--- DATASET EXCERPT ---

--------------------

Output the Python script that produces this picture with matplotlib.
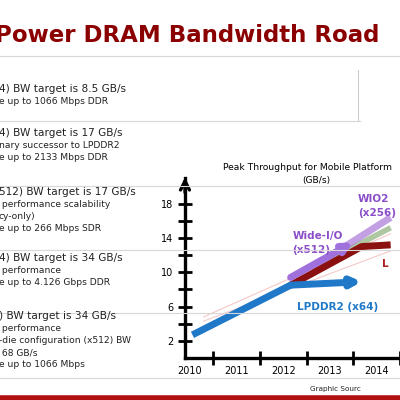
import matplotlib
matplotlib.use("Agg")
import matplotlib.pyplot as plt
from matplotlib.lines import Line2D

years = [2010, 2011, 2012, 2013, 2014]
yticks_major = [2, 6, 10, 14, 18]
yticks_minor = [4, 8, 12, 16]
lpddr2_x = [2010.06, 2012.16, 2013.68]
lpddr2_y = [2.7, 8.5, 8.9]
lpddr3_x = [2012.16, 2013.68, 2014.3]
lpddr3_y = [8.5, 13.0, 13.2]
wideio_x = [2012.16, 2013.5]
wideio_y = [9.4, 13.5]
wio2_x = [2012.6, 2014.3]
wio2_y = [10.5, 16.4]
green_x = [2013.0, 2014.3]
green_y = [11.5, 15.2]

rows = [
    (89, ["4) BW target is 8.5 GB/s", "e up to 1066 Mbps DDR"]),
    (133, ["4) BW target is 17 GB/s", "nary successor to LPDDR2", "e up to 2133 Mbps DDR"]),
    (192, ["512) BW target is 17 GB/s", " performance scalability", "cy-only)", "e up to 266 Mbps SDR"]),
    (258, ["4) BW target is 34 GB/s", " performance", "e up to 4.126 Gbps DDR"]),
    (316, [") BW target is 34 GB/s", " performance", "-die configuration (x512) BW", " 68 GB/s", "e up to 1066 Mbps"]),
]

fig = plt.figure(figsize=(4, 4), dpi=100)
W = H = 400.0
def fy(p): return 1 - p / H

fig.text(-0.012, fy(35), "Power DRAM Bandwidth Road", color="#8b0000", fontsize=16.5,
         fontweight="bold", va="center", ha="left", family="DejaVu Sans")
for yy in [56, 121, 186, 250, 313, 378]:
    xe = 0.9 if yy == 121 else 1.0
    fig.add_artist(Line2D([0, xe], [fy(yy), fy(yy)], color="#d8d8d8", lw=0.8))
fig.add_artist(Line2D([0.895, 0.895], [fy(70), fy(120)], color="#cccccc", lw=0.8))
fig.add_artist(Line2D([0, 1], [fy(398), fy(398)], color="#b01010", lw=4))
for y0, lines in rows:
    for i, t in enumerate(lines):
        fs = 7.6 if i == 0 else 6.6
        fig.text(-0.003, fy(y0 + i * 12.2), t, fontsize=fs, va="center", ha="left", color="#222222")
fig.text(0.775, fy(389), "Graphic Sourc", fontsize=5.2, va="center", ha="left", color="#222")
fig.text(0.557, fy(167), "Peak Throughput for Mobile Platform", fontsize=6.6, ha="left", va="center")
fig.text(0.79, fy(181), "(GB/s)", fontsize=6.6, ha="center", va="center")

ax = fig.add_axes([185 / W, 1 - 358 / H, 215 / W, 180 / H])
ax.set_xlim(2009.9, 2014.24)
ax.set_ylim(0, 21)
for s in ["top", "right"]:
    ax.spines[s].set_visible(False)
ax.spines["left"].set_linewidth(2.4)
ax.spines["bottom"].set_linewidth(2.4)
ax.set_facecolor("none")
ax.set_xticks([y + 0.5 for y in years[:-1]] + [2014.5])
ax.set_xticklabels([])
ax.set_xticks(years, minor=True)
ax.set_xticklabels([str(y) for y in years], minor=True, fontsize=7)
ax.tick_params(axis="x", which="minor", length=0, pad=6)
ax.tick_params(axis="x", which="major", direction="inout", length=10, width=2)
ax.set_yticks(yticks_major)
ax.set_yticklabels([str(v) for v in yticks_major], fontsize=7)
ax.set_yticks(yticks_minor, minor=True)
ax.tick_params(axis="y", which="both", direction="inout", length=10, width=2)
ax.annotate("", xy=(2009.9, 21.4), xytext=(2009.9, 19.0), xycoords="data",
            arrowprops=dict(arrowstyle="->", lw=2.4, color="black", mutation_scale=16), annotation_clip=False)

ax.plot([2010.3, 2014.3], [4.8, 14.5], color="#f4c8c8", lw=0.8)
ax.plot([2010.3, 2014.3], [4.3, 12.5], color="#f4c8c8", lw=0.8)
ax.plot(green_x, green_y, color="#9ab98a", lw=4, alpha=0.8, solid_capstyle="butt")
ax.plot(wio2_x, wio2_y, color="#a878d8", lw=5, alpha=0.7, solid_capstyle="butt")
ax.plot(lpddr3_x, lpddr3_y, color="#8b1010", lw=5, solid_capstyle="butt")
ax.annotate("", xy=(wideio_x[1], wideio_y[1]), xytext=(wideio_x[0], wideio_y[0]),
            arrowprops=dict(arrowstyle="-|>", lw=5, color="#a070dc", mutation_scale=13, shrinkA=0, shrinkB=0))
ax.plot(lpddr2_x[:2], lpddr2_y[:2], color="#1f78c8", lw=5, solid_capstyle="butt")
ax.annotate("", xy=(lpddr2_x[2], lpddr2_y[2]), xytext=(lpddr2_x[1], lpddr2_y[1]),
            arrowprops=dict(arrowstyle="-|>", lw=5, color="#1f78c8", mutation_scale=13, shrinkA=0, shrinkB=0))

ax.text(2012.3, 6.0, "LPDDR2 (x64)", color="#1f78c8", fontsize=7.5, fontweight="bold", ha="left", va="center")
ax.text(2012.2, 14.2, "Wide-I/O", color="#8a4fc8", fontsize=7.5, fontweight="bold", ha="left", va="center")
ax.text(2012.2, 12.6, "(x512)", color="#8a4fc8", fontsize=7.5, fontweight="bold", ha="left", va="center")
ax.text(2013.6, 18.5, "WIO2", color="#8a4fc8", fontsize=7.5, fontweight="bold", ha="left", va="center")
ax.text(2013.6, 16.9, "(x256)", color="#8a4fc8", fontsize=7.5, fontweight="bold", ha="left", va="center")
ax.text(2014.12, 11.0, "L", color="#b02020", fontsize=7.5, fontweight="bold", ha="left", va="center", clip_on=True)

fig.savefig("out.png", dpi=100)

--------------------

Go from the first line of the data above to the line containing "def fy(p): return 1 - p / H" and retype exactly those lines, both included, but none of the pictures.

Output the Python script that produces this picture with matplotlib.
import matplotlib
matplotlib.use("Agg")
import matplotlib.pyplot as plt
from matplotlib.lines import Line2D

years = [2010, 2011, 2012, 2013, 2014]
yticks_major = [2, 6, 10, 14, 18]
yticks_minor = [4, 8, 12, 16]
lpddr2_x = [2010.06, 2012.16, 2013.68]
lpddr2_y = [2.7, 8.5, 8.9]
lpddr3_x = [2012.16, 2013.68, 2014.3]
lpddr3_y = [8.5, 13.0, 13.2]
wideio_x = [2012.16, 2013.5]
wideio_y = [9.4, 13.5]
wio2_x = [2012.6, 2014.3]
wio2_y = [10.5, 16.4]
green_x = [2013.0, 2014.3]
green_y = [11.5, 15.2]

rows = [
    (89, ["4) BW target is 8.5 GB/s", "e up to 1066 Mbps DDR"]),
    (133, ["4) BW target is 17 GB/s", "nary successor to LPDDR2", "e up to 2133 Mbps DDR"]),
    (192, ["512) BW target is 17 GB/s", " performance scalability", "cy-only)", "e up to 266 Mbps SDR"]),
    (258, ["4) BW target is 34 GB/s", " performance", "e up to 4.126 Gbps DDR"]),
    (316, [") BW target is 34 GB/s", " performance", "-die configuration (x512) BW", " 68 GB/s", "e up to 1066 Mbps"]),
]

fig = plt.figure(figsize=(4, 4), dpi=100)
W = H = 400.0
def fy(p): return 1 - p / H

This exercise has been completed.